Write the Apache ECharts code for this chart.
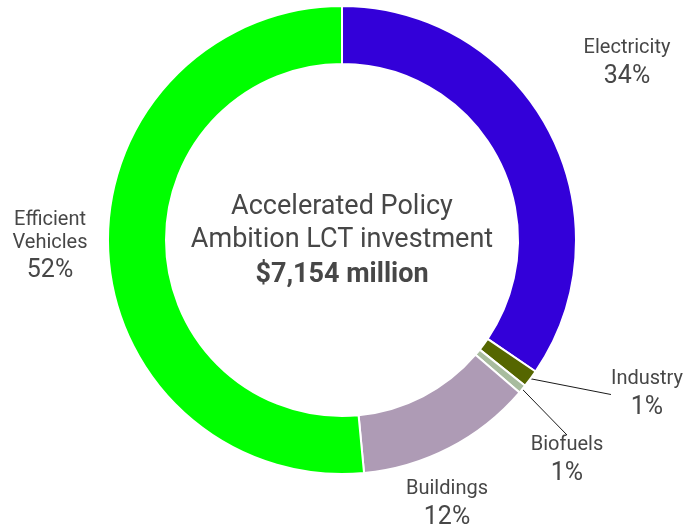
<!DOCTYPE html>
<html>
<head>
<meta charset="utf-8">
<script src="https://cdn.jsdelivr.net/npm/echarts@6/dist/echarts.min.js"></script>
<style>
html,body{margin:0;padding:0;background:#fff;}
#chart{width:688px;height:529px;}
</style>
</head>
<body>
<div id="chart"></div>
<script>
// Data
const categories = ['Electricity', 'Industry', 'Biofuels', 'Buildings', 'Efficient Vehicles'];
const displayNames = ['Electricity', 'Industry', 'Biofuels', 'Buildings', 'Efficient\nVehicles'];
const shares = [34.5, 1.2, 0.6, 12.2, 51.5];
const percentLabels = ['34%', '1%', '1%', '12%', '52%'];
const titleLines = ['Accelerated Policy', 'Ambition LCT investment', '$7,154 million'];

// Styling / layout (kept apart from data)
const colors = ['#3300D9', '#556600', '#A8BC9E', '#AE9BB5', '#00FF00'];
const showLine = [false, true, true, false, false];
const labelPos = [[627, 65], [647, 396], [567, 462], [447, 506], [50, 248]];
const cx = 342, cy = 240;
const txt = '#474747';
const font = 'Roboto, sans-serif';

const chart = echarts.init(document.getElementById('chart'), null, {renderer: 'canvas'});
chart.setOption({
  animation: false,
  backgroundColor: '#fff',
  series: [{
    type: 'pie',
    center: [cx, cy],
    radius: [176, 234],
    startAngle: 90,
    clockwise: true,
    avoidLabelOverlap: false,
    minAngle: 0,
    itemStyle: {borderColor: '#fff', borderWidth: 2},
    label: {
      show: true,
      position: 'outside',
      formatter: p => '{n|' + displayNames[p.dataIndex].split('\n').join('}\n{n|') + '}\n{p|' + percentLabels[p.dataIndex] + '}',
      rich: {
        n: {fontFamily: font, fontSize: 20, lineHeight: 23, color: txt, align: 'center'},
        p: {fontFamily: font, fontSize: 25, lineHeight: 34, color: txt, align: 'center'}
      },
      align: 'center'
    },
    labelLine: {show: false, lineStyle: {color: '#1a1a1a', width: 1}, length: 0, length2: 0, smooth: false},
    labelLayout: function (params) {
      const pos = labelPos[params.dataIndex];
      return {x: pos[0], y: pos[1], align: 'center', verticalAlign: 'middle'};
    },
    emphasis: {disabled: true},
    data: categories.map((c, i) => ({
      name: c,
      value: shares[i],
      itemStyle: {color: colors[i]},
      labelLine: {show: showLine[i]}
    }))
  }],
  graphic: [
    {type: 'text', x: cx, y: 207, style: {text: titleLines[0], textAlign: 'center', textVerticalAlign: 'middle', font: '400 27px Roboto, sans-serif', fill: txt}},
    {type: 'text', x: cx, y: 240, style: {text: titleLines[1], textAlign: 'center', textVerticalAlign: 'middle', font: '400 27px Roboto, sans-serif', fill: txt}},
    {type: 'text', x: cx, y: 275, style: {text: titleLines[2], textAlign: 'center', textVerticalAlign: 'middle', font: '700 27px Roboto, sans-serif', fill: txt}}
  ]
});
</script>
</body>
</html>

###

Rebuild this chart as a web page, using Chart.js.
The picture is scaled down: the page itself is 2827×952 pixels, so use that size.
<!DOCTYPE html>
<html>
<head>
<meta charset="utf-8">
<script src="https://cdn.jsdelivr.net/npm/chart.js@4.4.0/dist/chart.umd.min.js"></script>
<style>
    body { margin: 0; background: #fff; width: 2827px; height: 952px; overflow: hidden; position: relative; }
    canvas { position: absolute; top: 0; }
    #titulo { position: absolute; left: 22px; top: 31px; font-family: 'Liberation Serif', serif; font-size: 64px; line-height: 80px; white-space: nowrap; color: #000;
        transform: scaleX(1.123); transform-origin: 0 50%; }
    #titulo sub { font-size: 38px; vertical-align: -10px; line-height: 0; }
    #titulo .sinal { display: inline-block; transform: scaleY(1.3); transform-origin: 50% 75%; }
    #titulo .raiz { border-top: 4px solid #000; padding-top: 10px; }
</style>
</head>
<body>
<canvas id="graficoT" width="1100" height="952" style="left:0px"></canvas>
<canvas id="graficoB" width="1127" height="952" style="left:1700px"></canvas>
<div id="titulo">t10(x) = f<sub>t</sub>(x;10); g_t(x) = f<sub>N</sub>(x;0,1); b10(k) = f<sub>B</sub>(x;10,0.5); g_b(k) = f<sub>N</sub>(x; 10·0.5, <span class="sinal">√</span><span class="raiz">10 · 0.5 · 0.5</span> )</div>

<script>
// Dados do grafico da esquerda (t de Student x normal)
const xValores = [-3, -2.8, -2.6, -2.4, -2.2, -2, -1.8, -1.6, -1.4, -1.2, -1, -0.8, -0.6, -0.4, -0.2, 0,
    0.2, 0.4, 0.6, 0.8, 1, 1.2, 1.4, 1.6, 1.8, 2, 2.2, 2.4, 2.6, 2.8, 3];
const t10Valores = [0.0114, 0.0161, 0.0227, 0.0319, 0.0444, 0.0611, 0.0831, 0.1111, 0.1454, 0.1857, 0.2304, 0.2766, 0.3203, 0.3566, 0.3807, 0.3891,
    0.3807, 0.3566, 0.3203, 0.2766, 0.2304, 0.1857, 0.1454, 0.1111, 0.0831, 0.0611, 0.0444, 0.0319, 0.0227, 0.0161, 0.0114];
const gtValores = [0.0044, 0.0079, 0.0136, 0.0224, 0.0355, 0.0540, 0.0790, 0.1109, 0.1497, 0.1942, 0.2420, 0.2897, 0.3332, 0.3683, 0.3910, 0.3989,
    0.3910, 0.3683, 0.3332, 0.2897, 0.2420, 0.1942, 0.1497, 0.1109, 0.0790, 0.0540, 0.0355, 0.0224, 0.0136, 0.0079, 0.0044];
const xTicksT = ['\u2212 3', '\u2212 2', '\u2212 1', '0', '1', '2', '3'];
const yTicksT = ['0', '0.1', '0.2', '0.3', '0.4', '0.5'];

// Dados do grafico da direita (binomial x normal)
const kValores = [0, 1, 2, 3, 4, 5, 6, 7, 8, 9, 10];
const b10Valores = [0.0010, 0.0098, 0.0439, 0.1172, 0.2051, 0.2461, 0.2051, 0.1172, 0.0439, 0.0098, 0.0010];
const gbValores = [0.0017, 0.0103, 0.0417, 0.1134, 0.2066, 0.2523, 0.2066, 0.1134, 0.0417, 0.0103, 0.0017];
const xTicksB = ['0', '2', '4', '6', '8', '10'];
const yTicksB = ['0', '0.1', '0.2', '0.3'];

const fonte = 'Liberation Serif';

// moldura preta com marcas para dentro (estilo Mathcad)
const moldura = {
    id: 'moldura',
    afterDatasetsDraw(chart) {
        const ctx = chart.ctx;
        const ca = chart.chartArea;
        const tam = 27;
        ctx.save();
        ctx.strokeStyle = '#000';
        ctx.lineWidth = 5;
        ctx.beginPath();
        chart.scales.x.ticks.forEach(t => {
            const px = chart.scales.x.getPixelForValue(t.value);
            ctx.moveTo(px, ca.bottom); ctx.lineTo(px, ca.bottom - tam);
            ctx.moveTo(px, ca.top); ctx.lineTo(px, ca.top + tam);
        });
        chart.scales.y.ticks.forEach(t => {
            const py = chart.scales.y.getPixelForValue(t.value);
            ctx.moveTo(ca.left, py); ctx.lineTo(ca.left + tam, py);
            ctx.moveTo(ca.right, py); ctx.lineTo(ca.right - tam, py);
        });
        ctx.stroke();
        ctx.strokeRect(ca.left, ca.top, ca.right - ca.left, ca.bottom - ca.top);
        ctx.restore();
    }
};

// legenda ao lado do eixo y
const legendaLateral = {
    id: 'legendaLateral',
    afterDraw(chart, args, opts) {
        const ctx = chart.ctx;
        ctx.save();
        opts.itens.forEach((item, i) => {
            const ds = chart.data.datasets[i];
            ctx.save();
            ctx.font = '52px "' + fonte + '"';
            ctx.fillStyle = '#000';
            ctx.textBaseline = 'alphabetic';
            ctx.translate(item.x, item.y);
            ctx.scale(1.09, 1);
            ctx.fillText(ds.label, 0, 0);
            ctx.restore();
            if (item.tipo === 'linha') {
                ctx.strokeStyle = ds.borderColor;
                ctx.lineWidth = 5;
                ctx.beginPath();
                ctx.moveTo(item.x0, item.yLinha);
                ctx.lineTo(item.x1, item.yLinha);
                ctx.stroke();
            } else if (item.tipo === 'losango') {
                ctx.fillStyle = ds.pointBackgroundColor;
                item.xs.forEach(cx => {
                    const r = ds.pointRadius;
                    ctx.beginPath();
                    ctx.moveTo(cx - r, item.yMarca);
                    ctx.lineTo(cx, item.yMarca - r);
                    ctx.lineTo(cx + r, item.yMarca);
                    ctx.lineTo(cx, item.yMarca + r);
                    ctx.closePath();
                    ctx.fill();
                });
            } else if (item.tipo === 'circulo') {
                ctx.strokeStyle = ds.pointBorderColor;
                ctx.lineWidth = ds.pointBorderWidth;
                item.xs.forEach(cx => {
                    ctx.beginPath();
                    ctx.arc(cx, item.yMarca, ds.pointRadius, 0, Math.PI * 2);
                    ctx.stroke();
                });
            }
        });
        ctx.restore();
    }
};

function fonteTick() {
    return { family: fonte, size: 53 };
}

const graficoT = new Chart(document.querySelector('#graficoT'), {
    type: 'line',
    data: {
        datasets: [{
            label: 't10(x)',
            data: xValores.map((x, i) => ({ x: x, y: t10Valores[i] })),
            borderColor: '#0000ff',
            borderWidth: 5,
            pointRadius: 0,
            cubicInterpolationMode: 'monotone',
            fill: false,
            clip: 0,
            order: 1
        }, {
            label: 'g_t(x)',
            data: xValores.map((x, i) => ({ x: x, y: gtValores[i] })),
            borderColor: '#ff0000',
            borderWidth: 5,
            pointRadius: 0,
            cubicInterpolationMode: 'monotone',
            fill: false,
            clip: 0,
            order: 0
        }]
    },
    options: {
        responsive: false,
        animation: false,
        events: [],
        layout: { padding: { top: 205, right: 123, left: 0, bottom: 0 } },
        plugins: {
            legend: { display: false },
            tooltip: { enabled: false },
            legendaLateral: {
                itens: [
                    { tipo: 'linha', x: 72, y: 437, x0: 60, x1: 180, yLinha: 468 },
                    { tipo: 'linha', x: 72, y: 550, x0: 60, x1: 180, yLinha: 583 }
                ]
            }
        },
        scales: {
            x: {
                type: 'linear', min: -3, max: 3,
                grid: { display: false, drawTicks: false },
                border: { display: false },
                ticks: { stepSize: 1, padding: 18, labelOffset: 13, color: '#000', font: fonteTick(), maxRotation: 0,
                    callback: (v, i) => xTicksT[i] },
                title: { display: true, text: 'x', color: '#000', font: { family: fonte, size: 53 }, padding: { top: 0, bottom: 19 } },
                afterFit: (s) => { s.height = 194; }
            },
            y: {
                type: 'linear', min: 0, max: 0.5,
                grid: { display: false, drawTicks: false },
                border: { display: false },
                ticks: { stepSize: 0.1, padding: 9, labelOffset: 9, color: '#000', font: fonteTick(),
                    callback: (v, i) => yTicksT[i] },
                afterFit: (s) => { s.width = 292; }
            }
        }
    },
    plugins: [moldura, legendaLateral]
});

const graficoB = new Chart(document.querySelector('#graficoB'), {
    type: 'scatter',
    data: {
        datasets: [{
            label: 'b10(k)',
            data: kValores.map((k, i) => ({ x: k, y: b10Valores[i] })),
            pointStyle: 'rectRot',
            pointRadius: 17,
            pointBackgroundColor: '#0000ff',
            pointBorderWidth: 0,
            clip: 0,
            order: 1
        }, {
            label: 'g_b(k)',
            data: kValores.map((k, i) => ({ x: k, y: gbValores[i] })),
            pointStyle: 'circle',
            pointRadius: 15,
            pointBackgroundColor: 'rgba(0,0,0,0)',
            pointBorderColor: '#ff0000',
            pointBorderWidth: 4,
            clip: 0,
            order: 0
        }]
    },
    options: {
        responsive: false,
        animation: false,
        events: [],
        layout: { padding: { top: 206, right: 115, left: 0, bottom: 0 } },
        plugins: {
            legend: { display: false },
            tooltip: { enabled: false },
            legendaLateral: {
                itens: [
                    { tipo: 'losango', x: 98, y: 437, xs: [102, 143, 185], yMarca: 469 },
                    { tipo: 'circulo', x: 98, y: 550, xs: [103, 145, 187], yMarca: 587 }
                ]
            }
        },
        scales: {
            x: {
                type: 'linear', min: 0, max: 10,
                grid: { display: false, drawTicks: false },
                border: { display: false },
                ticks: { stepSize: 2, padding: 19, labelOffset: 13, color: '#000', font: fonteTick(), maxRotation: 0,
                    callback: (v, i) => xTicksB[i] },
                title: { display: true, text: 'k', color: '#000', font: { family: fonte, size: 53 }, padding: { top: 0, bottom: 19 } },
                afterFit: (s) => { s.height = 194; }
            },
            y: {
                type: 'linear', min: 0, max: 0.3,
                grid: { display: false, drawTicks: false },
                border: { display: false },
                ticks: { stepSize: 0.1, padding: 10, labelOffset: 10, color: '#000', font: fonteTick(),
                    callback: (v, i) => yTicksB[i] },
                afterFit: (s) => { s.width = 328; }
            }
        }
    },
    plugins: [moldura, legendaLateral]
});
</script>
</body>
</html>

###

=== Set problem ===
The lines to print start at the line containing "Write the Apache ECharts code for this chart." and end at the line containing "const font = 'Roboto, sans-serif';"; print them exactly, both ends included, and leave out every picture.

=== Reply ===
Write the Apache ECharts code for this chart.
<!DOCTYPE html>
<html>
<head>
<meta charset="utf-8">
<script src="https://cdn.jsdelivr.net/npm/echarts@6/dist/echarts.min.js"></script>
<style>
html,body{margin:0;padding:0;background:#fff;}
#chart{width:688px;height:529px;}
</style>
</head>
<body>
<div id="chart"></div>
<script>
// Data
const categories = ['Electricity', 'Industry', 'Biofuels', 'Buildings', 'Efficient Vehicles'];
const displayNames = ['Electricity', 'Industry', 'Biofuels', 'Buildings', 'Efficient\nVehicles'];
const shares = [34.5, 1.2, 0.6, 12.2, 51.5];
const percentLabels = ['34%', '1%', '1%', '12%', '52%'];
const titleLines = ['Accelerated Policy', 'Ambition LCT investment', '$7,154 million'];

// Styling / layout (kept apart from data)
const colors = ['#3300D9', '#556600', '#A8BC9E', '#AE9BB5', '#00FF00'];
const showLine = [false, true, true, false, false];
const labelPos = [[627, 65], [647, 396], [567, 462], [447, 506], [50, 248]];
const cx = 342, cy = 240;
const txt = '#474747';
const font = 'Roboto, sans-serif';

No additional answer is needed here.